Homebound Harvard
Rights and Wrongs
By Lauren E. Baer
Next Friday, amidst myriad application deadlines that besiege students during the spring term, the deadline for petitions to study abroad will come and pass. However, unlike more renowned deadlines, the study abroad deadline will elapse with little fanfare.
Of the more than 6,400 undergraduates that attend Harvard College, only approximately 170-or slightly more than 2 percent-choose to study abroad each year. In comparison with other universities, this number is unusually low. Indeed, Harvard students are remarkably homebound.
College officials give the impression that Harvard strongly supports study abroad and that petitioning for academic credit is relatively painless. Josephine Jane Pavese, Director of the International Experience Program at OCS, states that she has "encountered only positive responses [from] faculty and staff in the departments and administration," and Dean of Undergraduate Education Susan Pedersen claims that the "processes of arranging for credit is not terribly difficult." Indeed, based on administrators' comments it might appear that Harvard's low rate of study abroad is simply a matter of student preference.

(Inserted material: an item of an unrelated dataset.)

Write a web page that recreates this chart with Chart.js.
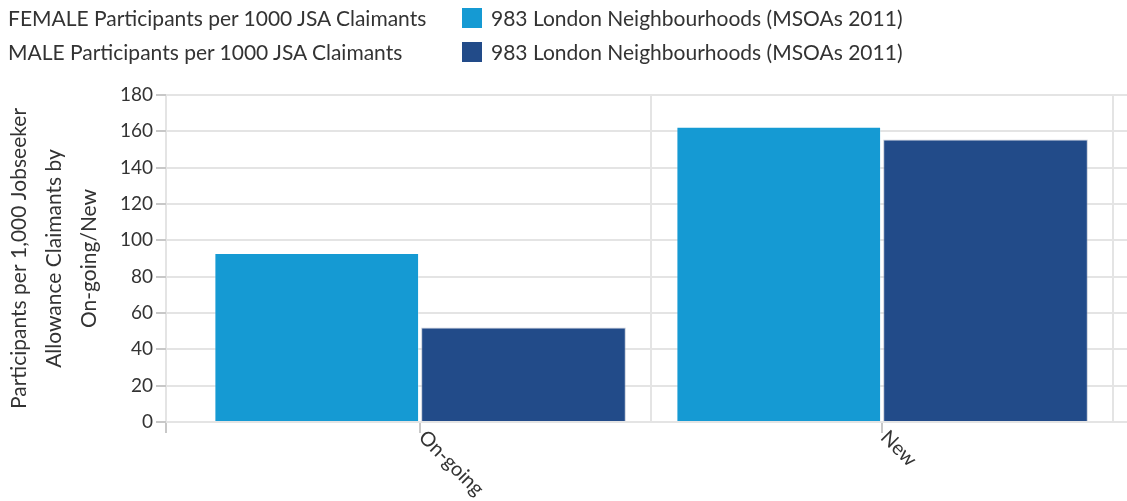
<!DOCTYPE html>
<html>
<head>
<meta charset="utf-8">
<script src="https://cdn.jsdelivr.net/npm/chart.js@4.4.1/dist/chart.umd.min.js"></script>
<style>
  html, body { margin: 0; padding: 0; background: #fff; }
  #wrap { position: relative; width: 1127px; height: 501px; overflow: hidden; }
  #chart { position: absolute; left: 0; top: 0; }
  .lg { position: absolute; font-family: Lato, sans-serif; font-size: 21px; color: #333; white-space: nowrap; height: 24px; line-height: 24px; }
  .box { position: absolute; width: 20px; height: 20px; }
</style>
</head>
<body>
<div id="wrap">
  <canvas id="chart" width="1127" height="501"></canvas>
  <div id="legend"></div>
</div>
<script>
// ---- data ----
const categories = ['On-going', 'New'];
const femaleValues = [93, 162.5];
const maleValues = [52, 155.5];
const seriesNames = ['FEMALE Participants per 1000 JSA Claimants', 'MALE Participants per 1000 JSA Claimants'];
const geographyName = '983 London Neighbourhoods (MSOAs 2011)';
const seriesColors = ['#159ad3', '#224b89'];
const yAxisTitle = ['Participants per 1,000 Jobseeker', 'Allowance Claimants by', 'On-going/New'];
const yMin = 0, yMax = 180, yStep = 20;

// ---- legend (html text) ----
const legendEl = document.getElementById('legend');
seriesNames.forEach((name, i) => {
  const top = 6 + i * 34;
  const t = document.createElement('div');
  t.className = 'lg'; t.style.left = '8px'; t.style.top = top + 'px'; t.textContent = name;
  const b = document.createElement('div');
  b.className = 'box'; b.style.left = '462px'; b.style.top = (top + 2) + 'px'; b.style.background = seriesColors[i];
  const g = document.createElement('div');
  g.className = 'lg'; g.style.left = '491px'; g.style.top = top + 'px'; g.textContent = geographyName;
  legendEl.appendChild(t); legendEl.appendChild(b); legendEl.appendChild(g);
});

// ---- rotated category labels ----
const xLabelPlugin = {
  id: 'xLabels',
  afterDraw(chart) {
    const { ctx, chartArea, scales } = chart;
    const x = scales.x;
    ctx.save();
    ctx.font = '20px Lato';
    ctx.fillStyle = '#333';
    ctx.textAlign = 'left';
    ctx.textBaseline = 'middle';
    categories.forEach((c, i) => {
      const px = x.getPixelForValue(i);
      ctx.save();
      ctx.translate(px + 2, chartArea.bottom + 12);
      ctx.rotate(Math.PI / 4);
      ctx.fillText(c, 0, 0);
      ctx.restore();
    });
    ctx.restore();
  }
};

const gridGray = '#e4e4e4';
const tickGray = '#c8c8c8';

new Chart(document.getElementById('chart'), {
  type: 'bar',
  data: {
    datasets: [
      {
        label: seriesNames[0],
        data: categories.map((c, i) => ({ x: i, y: femaleValues[i] })),
        backgroundColor: seriesColors[0],
        borderColor: 'rgba(255,255,255,0.35)',
        borderWidth: 1,
        categoryPercentage: 1.79,
        barPercentage: 0.99
      },
      {
        label: seriesNames[1],
        data: categories.map((c, i) => ({ x: i, y: maleValues[i] })),
        backgroundColor: seriesColors[1],
        borderColor: 'rgba(160,170,190,0.6)',
        borderWidth: 1,
        categoryPercentage: 1.79,
        barPercentage: 0.99
      }
    ]
  },
  options: {
    responsive: false,
    animation: false,
    layout: { padding: { top: 95, right: 0, bottom: 0, left: 0 } },
    plugins: { legend: { display: false }, tooltip: { enabled: false } },
    scales: {
      x: {
        type: 'linear',
        offset: false,
        min: -0.55,
        max: 1.53,
        afterBuildTicks: s => {
          s.ticks = [s.min, ...categories.flatMap((c, i) => [i, i + 0.5])].map(v => ({ value: v }));
        },
        afterFit: s => { s.height = 79; },
        ticks: { display: false },
        grid: {
          offset: false,
          color: ctx => (ctx.tick && Number.isInteger(ctx.tick.value)) ? 'rgba(0,0,0,0)' : gridGray,
          lineWidth: 2,
          tickLength: 11,
          tickColor: ctx => (ctx.tick && Math.abs(ctx.tick.value % 1) === 0.5) ? 'rgba(0,0,0,0)' : tickGray
        },
        border: { display: false }
      },
      y: {
        min: yMin,
        max: yMax,
        ticks: { stepSize: yStep, color: '#333', font: { family: 'Lato', size: 19 }, padding: 3 },
        grid: { color: gridGray, lineWidth: 2, tickLength: 10, tickColor: tickGray },
        border: { display: false },
        title: {
          display: true,
          text: yAxisTitle,
          color: '#333',
          font: { family: 'Lato', size: 21, lineHeight: 1.67 },
          padding: { top: 2, bottom: 0 }
        },
        afterFit: s => { s.width = 166; }
      }
    }
  },
  plugins: [xLabelPlugin]
});
</script>
</body>
</html>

However, despite College rhetoric, students complain of numerous obstacles to studying abroad for credit. Unlike many colleges, Harvard does not sponsor its own study abroad programs. According to Pavese, this policy is intended to increase student choice. "Harvard believes that no one program can meet the individual needs of students who want to study in a particular country." Consequently, Harvard allows students to choose amongst "the extraordinary range of institutions of higher education in the world and [the] many study abroad programs sponsored by other U.S. universities and educational institutions."